Even the housing market, the sector of the economy most vulnerable to interest rates, has changed. More than half today’s mortgages have interest rates below 4%. As a result, existing homeowners have been unwilling to sell and trade a low mortgage for a higher one that might come with a new house. That has left the market with limited inventory of homes for sale. The median price of a home in the third quarter of this year was $431,000, 31% higher than at the beginning of 2020.

“There’s a supply-demand imbalance,” says David O’ Reilly, CEO of the Howard Hughes Corp., a major developer of planned communities.

Even the 8% mortgage rates that briefly hit in October are having less effect than would have been thought in years past. New home sales have been strong as builders often provide below-market mortgages to lure buyers.

Also, Americans are getting married later, delaying having children and otherwise changing the historic patterns that have underpinned the housing market.

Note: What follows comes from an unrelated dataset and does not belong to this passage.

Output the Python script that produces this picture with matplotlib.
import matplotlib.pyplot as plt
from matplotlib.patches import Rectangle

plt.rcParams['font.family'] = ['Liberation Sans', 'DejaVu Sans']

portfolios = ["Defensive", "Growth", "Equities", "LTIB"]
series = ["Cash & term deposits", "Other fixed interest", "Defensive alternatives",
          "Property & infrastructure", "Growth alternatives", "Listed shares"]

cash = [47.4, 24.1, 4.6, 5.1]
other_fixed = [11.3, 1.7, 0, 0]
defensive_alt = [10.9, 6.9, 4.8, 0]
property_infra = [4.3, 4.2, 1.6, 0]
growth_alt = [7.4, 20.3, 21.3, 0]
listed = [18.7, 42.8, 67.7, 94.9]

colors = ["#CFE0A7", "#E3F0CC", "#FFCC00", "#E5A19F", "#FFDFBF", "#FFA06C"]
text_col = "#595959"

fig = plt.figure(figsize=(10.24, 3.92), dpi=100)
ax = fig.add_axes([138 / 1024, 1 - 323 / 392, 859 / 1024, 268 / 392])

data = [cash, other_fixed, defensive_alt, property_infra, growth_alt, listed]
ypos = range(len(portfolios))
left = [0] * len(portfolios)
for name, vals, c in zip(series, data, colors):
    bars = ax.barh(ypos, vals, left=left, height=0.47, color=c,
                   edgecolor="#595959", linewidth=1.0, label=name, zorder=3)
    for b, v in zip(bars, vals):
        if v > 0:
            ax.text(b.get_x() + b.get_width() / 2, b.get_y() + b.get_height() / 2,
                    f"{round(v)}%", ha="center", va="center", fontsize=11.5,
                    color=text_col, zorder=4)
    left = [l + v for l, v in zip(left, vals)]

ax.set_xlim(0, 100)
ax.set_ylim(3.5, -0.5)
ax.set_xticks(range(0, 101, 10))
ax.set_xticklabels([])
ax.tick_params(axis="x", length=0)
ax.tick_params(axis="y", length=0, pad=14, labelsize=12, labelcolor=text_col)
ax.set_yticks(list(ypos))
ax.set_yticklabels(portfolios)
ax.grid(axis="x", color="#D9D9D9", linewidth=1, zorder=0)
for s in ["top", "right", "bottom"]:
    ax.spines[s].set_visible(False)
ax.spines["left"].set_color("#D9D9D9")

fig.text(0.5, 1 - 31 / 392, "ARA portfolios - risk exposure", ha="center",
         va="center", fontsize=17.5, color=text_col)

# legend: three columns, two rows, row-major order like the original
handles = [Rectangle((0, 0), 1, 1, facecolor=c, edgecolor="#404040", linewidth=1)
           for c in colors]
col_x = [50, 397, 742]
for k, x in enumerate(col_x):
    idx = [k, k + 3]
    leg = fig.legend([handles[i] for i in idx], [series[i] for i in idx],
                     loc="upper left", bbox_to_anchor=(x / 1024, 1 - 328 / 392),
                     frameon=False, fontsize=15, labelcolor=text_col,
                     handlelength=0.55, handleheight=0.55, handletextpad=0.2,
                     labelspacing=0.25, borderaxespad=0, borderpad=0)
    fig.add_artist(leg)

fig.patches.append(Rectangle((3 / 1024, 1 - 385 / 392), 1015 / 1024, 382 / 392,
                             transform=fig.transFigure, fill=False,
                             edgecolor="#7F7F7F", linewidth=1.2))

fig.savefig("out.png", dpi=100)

“I think there’s a group driving supply and a group driving demand. People are staying in their houses, baby boomers in particular, longer than previous generations. The average length has gone from seven to 13 years.”

Government Dysfunction Becomes the Norm But Does Not Derail the Economy

In Aesop’s fable “The Boy Who Cried Wolf,” a shepherd boy repeatedly warns villagers that a wolf will attack their sheep but the warnings are false. Then, when a wolf does appear, the villagers don’t believe the boy and their sheep are eaten. That has not happened yet on Capitol Hill. But in 2023, the threats of a government shutdown over a failure to pass a debt ceiling increase happened twice. Both times, Congress agreed to a short-term solution at the last minute to keep the government funded, now at least until January.

The first budget showdown cost former Speaker Kevin McCarthy his job when a group of hard-right Republicans declined to support the California Republican after he agreed to a compromise deal with Democrats to keep the government running. But current Speaker Mike Johnson, also a Republican, governs with a thin majority. And who knows whether he will be able to navigate the next budget deadline?

Many economists believe there is a cost in terms of credibility for the U.S. government and higher interest rates on federal debt. So far, though, politicians do not seem to have changed their behavior, and it remains to be seen how the markets may react in 2024.

Oil Prices Do the Opposite of What the Experts Predict

Shortly after Russia invaded Ukraine in late February 2022, analysts predicted that Europe would lose access to oil from its eastern neighbor upon whom it depended for a lot of its energy. The price of a barrel of oil quickly rose by $20 to $117 before topping out at $123. In October, when Hamas militants staged a surprise attack on Israel, there were fears again of oil supplies being affected and the price reached $92. Today, oil is selling on world markets for $78 a barrel after a recent spike due to repeated drone attacks on vessels in the Red Sea. Meanwhile, Russia and Saudi Arabia have cut production levels this year to maintain prices.

But there is no shortage of oil and, in fact, America has become a key player in keeping oil prices low. As economist Joseph Politano has documented in his blog Apricitas Economics, “the U.S. is producing more energy than ever before, and that growing surplus is being sent abroad – net U.S. energy exports have reached $70 billion over the last 12 months despite falling oil and gas prices,” Politano notes.

Liquefied natural gas exports to Europe from the U.S. are filling the gap caused by the loss of Russian gas.

“In Q3 of this year, American LNG made up 19% of total EU natural gas imports compared to 15% for all Russian sources.”

America’s role in the world’s energy markets is little understood even as Republicans blame President Biden for what they bemoan as the country’s lack of “energy independence.” Yet, the U.S. is currently producing the most oil and gas in its history.

Overall, 2023 turned out to be the opposite of what most people predicted. Whether 2024 continues this trend or is a return to normal, whatever that is these days, be in the cards.